Whoops, I wasn't trying to suggest you nicked the story off Political Betting! I just found it interesting that two different blogs had independently come up with the idea. :)

Malc 8 October 2008 at 23:02  


He has one debate left, in which he needs to deliver a knock out. If he does not, I think then I may have to say consider calling the election for Obama. However, there are still a couple of things which may yet surprise, one of which may feature in a blog post soon.

One thing I should say though. Given the Iraq war, the American financial position (long before now) and the immense unpopularity of President Bush, this has been the Democrats election to lose.

It should never have been this close. With 4 weeks to go, we should be talking about how big Obama's Electoral College win will be or if he could carry 50 states. The fact that McCain is still in the game - and indeed, could still snatch it from him - suggests that Obama has not convinced America that he is the man to take them forward, to enact the change he so fondly talks of. The question then is: who is?

Sam 9 October 2008 at 00:01  

There will never be a 50 state win while the culture wars keep Americans so divided. There will probably never be an election that isn't close while issues like abortion, immigration, gun control etc divide the voters so radically. It requires the dumbest foreign policy failure since Vietnam & the worst economic crisis since the Great Depression to even get people talking about economics & foreign policy as electoral issues.

Well Clinton's "it's the economy, stupid" did the trick 16 years ago (seems a long time), but Bush's 'Mission Accomplished, I'm stupid', didn't make any difference to a country which barely notices real issues and certainly doesn't how to deal with them.

Obama & McCain both talk about change, about rewriting the rules of Washington politics, but both would be delighted with 51% of the vote. Or 270 electoral college votes. Which tells us all we need to know about the mandate they think is realistic.

Malc 9 October 2008 at 09:57  


I agree. America is so divided right now - its why contests like this get so negative. And maybe I was being a bit flippant with the "carry 50 states" line. But I think it emphasizes my broader point.

This election SHOULD have been won months - if not a couple of years - ago. As you say, Bush being "stupid" should have handed it to the Democrats, and with the Mid-Term wins in 2006, a new Dem Speaker etc, the Dems should have been looking forward to a comfortable Electoral College win in November.

The fact that they are not (well, not yet - though it might be coming) suggests that Americans are not convinced either by Obama as a President or by the competence of Democrats to take the country forward.

No mistake - I'm not an apologist for Republicans or Bush (especially not Bush). My point is simply this - THAT is a story. after 8 years of ann unpopular Rep President, the fact that Obama hasn't run away with this election is astonishing.

Sam 9 October 2008 at 14:05  

That is true, at the least the Republican candidate should have been struggling all the way.
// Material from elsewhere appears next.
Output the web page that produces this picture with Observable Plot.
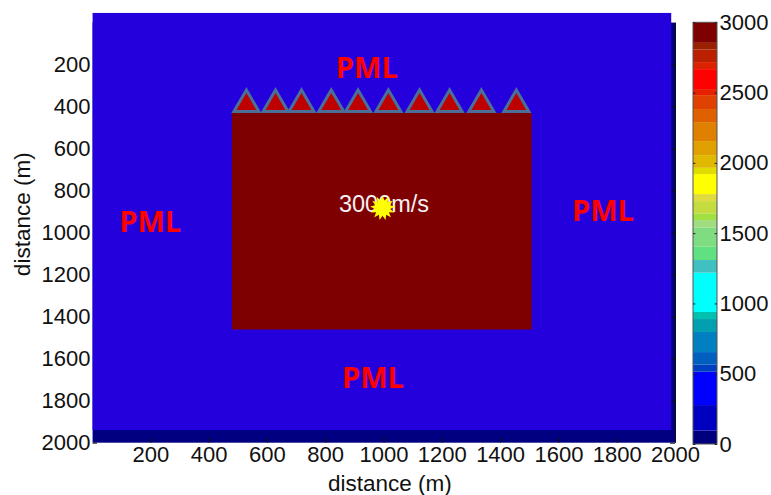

But there are two counter-arguments I can think of.

First, in picking McCain the GOP (or at least the voters) were consciously picking a candidate who could seperate himself from Bush. And the whole campaign was run with virtually no mention of the sitting President (except in Democrat attack ads).

Second, the unpopularity of Bush 2 years ago and the resultant success of the Dems in the Congressional mid-terms might have backfired on them now to some extent. Given that voters usually elect a President & a Congressional majority from different parties, with a Democratic Majority in the Senate already (and that expected to increase) it might be that that is effecting undecideds & swing voters intentions.

So I do agree Obama had more advantages than he's making it look like, but I don't think that its that astonishing.

Malc 9 October 2008 at 15:43  

I think your second point has a lot of merit. I guess the first does too, I was just trying to be less consensual.

I just think if the Democrats had picked the right person for the job, they wouldn't have to worry over the next few weeks. The fact that they are still not certain of winning suggests they might not have picked the right candidate... maybe.